### Instructions for the task
Print them exactly: the lines from the beginning of the entries below through the line that contains "vs footing load", and only those, with the pictures left out.

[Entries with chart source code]
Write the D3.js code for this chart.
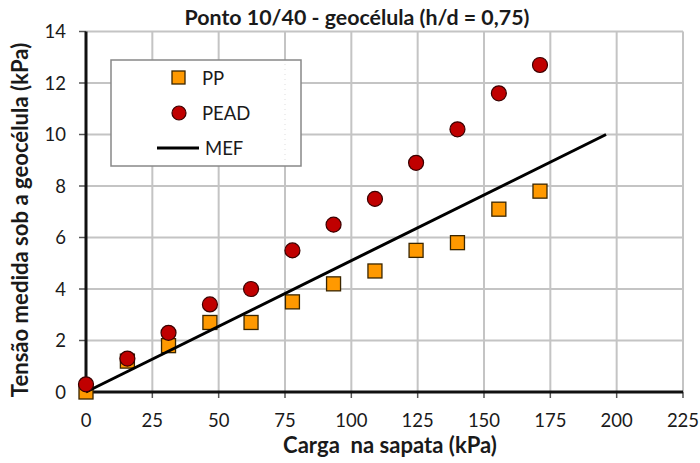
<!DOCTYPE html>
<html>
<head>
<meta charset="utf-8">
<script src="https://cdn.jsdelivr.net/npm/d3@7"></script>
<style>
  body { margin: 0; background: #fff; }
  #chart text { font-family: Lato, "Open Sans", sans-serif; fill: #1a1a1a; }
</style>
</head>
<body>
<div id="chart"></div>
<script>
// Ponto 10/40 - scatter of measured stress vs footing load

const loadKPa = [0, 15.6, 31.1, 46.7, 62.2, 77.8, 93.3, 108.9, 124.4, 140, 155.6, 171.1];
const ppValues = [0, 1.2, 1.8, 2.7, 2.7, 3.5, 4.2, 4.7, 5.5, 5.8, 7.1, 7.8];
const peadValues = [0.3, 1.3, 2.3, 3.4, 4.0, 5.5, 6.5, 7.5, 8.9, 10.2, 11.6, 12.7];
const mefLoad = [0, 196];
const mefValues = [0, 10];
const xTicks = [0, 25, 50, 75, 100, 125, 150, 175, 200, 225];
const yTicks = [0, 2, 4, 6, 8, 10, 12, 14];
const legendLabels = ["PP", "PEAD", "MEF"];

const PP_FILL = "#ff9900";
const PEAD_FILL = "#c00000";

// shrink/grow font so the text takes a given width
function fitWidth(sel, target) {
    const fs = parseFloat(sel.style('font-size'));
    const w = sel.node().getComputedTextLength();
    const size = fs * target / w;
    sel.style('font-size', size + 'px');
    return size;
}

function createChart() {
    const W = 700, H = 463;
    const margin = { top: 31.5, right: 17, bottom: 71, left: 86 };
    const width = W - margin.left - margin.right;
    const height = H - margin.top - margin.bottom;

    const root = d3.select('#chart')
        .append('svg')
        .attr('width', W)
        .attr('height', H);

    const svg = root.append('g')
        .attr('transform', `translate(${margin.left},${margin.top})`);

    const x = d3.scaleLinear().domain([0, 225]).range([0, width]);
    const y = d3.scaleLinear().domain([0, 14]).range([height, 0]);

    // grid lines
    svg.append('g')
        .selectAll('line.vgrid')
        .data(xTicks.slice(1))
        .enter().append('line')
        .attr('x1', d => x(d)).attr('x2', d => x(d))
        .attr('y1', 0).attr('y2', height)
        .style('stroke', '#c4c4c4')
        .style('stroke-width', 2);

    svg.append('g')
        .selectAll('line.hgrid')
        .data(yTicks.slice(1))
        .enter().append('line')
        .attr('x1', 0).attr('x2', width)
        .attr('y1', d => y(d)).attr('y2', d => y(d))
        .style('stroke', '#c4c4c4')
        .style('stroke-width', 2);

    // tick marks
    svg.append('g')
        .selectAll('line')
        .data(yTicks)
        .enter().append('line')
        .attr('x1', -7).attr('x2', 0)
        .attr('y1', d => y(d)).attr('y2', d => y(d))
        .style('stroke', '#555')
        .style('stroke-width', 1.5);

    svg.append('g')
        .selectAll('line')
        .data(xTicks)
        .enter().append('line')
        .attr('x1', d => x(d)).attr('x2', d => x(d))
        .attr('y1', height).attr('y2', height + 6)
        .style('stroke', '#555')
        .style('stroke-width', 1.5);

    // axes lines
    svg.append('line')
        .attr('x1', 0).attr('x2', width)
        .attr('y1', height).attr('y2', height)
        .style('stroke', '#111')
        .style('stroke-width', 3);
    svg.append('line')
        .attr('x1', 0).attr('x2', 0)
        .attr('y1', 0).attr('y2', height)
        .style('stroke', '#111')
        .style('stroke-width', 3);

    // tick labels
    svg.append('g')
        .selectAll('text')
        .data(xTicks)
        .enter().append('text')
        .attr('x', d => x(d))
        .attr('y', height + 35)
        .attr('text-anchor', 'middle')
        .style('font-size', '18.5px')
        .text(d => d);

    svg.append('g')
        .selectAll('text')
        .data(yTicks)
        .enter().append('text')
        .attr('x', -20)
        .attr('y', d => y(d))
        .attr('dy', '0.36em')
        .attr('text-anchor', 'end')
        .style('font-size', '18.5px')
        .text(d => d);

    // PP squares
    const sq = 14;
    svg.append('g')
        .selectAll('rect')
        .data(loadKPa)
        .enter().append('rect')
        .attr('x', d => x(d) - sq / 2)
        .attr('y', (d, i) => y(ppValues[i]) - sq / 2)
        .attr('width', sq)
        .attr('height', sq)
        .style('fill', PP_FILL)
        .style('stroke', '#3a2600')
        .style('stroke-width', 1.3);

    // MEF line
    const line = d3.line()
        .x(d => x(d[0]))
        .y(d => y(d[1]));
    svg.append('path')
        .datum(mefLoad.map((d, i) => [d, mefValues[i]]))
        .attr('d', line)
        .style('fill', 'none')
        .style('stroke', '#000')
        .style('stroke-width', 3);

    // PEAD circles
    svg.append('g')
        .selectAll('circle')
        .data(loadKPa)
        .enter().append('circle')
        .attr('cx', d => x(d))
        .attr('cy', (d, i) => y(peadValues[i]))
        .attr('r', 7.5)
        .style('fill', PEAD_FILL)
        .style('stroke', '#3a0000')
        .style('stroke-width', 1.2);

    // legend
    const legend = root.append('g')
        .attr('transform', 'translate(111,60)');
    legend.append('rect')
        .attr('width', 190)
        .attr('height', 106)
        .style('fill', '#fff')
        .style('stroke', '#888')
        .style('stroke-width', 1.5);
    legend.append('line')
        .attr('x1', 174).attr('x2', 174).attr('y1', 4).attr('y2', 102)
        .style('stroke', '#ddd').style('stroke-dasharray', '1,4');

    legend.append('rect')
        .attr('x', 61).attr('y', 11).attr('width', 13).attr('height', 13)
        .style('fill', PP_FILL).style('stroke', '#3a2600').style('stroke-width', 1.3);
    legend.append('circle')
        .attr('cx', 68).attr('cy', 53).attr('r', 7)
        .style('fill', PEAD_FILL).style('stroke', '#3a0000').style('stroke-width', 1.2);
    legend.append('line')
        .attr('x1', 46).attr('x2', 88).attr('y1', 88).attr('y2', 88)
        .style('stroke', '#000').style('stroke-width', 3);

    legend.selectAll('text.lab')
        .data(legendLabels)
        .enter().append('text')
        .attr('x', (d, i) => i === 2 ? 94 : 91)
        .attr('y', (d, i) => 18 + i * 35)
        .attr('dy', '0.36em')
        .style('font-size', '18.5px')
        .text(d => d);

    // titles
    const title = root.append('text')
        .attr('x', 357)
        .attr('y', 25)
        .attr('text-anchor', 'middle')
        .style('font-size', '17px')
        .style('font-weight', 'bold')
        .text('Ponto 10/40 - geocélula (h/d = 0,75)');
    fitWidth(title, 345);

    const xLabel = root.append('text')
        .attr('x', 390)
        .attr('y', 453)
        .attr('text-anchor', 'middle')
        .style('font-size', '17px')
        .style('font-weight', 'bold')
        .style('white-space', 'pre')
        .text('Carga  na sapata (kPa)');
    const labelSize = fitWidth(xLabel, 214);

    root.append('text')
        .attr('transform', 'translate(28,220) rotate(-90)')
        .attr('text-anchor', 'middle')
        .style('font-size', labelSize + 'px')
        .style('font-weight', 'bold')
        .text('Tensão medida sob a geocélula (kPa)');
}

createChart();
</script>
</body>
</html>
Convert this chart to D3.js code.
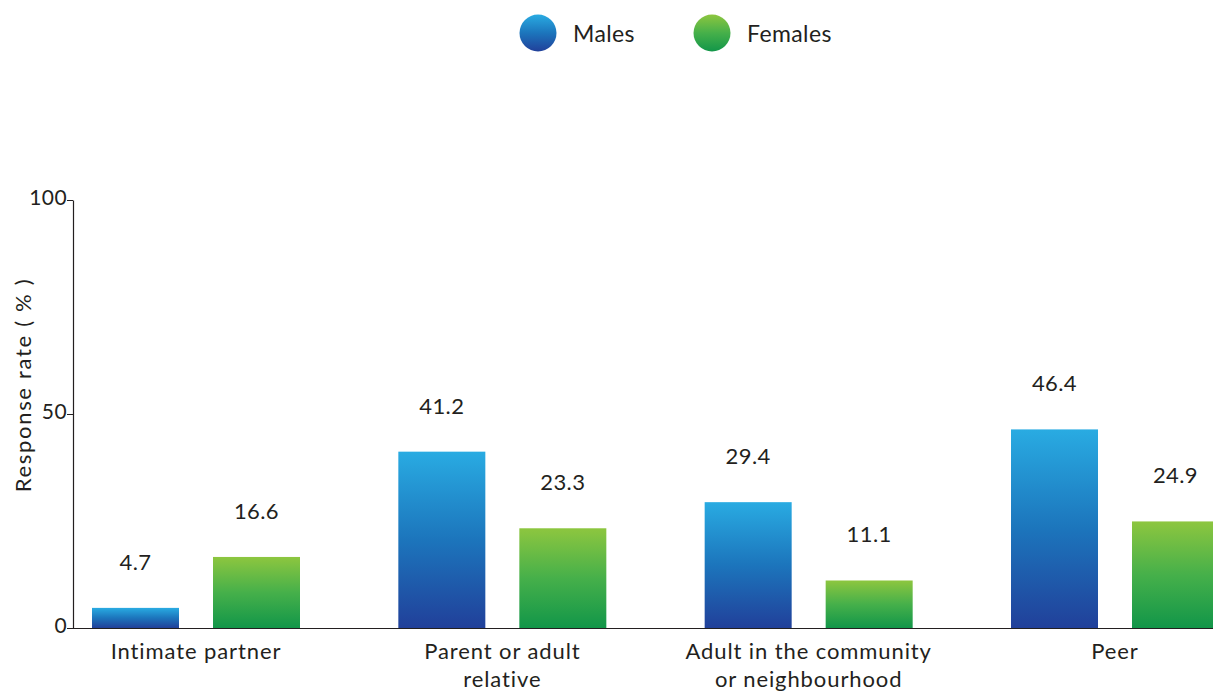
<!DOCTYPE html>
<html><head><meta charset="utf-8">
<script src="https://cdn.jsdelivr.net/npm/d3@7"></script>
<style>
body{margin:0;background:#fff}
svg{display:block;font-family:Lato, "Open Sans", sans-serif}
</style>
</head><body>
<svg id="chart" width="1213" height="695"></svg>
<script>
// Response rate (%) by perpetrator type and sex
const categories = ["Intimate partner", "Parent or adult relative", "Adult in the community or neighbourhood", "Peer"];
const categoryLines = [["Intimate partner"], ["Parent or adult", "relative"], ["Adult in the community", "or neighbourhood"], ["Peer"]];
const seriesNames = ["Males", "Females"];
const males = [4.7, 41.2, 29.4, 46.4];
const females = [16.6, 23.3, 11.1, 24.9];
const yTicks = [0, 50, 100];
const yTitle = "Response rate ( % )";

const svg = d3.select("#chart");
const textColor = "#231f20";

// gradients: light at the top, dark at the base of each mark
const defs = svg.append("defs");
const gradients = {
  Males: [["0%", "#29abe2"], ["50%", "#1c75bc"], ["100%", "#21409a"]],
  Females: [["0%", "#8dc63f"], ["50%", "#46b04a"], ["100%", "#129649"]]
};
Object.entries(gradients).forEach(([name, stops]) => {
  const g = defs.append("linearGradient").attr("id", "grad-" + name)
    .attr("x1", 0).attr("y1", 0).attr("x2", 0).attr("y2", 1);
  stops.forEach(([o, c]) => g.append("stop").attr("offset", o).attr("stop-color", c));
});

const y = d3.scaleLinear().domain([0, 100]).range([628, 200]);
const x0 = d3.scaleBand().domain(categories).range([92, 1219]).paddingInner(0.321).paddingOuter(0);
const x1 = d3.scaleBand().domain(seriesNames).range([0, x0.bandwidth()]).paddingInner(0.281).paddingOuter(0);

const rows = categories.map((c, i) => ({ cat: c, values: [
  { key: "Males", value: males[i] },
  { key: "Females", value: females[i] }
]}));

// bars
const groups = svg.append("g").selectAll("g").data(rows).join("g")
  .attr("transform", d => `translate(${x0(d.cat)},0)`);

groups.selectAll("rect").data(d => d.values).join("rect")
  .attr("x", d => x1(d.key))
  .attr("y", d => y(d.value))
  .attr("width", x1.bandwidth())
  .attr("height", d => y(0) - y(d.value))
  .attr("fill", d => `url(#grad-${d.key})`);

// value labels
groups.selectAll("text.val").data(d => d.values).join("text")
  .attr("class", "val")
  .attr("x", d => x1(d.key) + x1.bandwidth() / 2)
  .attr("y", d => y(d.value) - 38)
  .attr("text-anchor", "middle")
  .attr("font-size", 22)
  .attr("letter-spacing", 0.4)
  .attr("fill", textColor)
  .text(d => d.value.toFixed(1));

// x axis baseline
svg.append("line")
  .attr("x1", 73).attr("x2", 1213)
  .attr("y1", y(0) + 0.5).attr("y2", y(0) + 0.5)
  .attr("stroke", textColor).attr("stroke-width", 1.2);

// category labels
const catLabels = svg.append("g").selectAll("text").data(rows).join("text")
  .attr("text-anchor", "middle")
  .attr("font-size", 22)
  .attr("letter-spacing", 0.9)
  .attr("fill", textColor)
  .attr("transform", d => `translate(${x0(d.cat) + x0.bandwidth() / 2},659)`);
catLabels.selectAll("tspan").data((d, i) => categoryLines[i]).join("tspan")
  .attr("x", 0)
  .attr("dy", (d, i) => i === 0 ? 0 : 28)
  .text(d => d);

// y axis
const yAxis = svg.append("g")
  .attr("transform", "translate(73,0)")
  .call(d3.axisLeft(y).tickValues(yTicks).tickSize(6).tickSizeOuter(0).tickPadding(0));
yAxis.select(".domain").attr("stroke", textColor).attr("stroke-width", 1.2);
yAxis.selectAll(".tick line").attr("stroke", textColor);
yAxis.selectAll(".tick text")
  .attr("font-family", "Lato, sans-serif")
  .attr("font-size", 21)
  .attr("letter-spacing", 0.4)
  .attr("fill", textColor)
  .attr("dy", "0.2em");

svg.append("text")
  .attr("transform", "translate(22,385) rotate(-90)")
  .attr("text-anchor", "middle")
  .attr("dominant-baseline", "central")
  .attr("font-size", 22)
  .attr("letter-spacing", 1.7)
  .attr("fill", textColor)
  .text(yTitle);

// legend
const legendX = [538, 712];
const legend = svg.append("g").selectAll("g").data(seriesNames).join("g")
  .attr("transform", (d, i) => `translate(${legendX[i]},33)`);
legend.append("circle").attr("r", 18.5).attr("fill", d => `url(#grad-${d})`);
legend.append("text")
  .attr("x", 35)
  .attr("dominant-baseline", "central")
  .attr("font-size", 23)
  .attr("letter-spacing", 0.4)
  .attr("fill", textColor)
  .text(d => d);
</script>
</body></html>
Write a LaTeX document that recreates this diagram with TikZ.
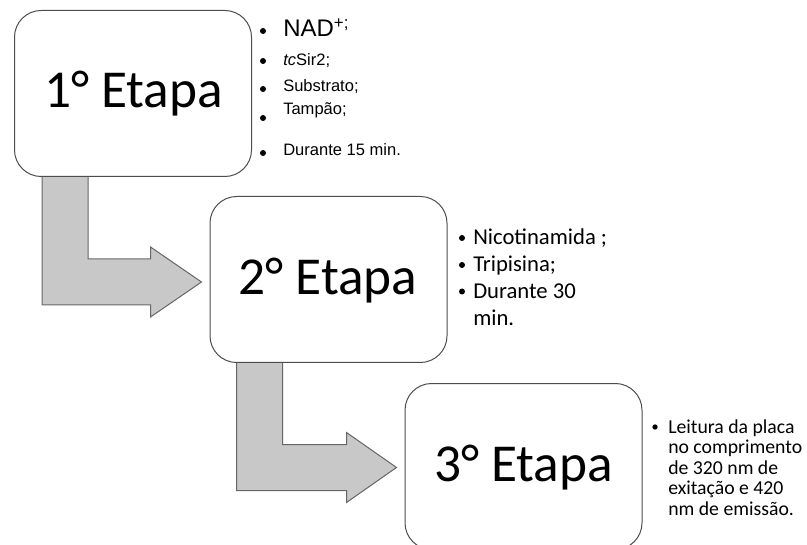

### Task result
Write the D3.js code for this chart.
<!DOCTYPE html>
<html>
<head>
<meta charset="utf-8">
<script src="https://cdn.jsdelivr.net/npm/d3@7"></script>
<style>
  body { margin: 0; background: #fff; }
  #chart text { font-family: Lato, "Open Sans", sans-serif; fill: #1a1a1a; }
</style>
</head>
<body>
<div id="chart"></div>
<script>
// Ponto 10/40 - scatter of measured stress vs footing load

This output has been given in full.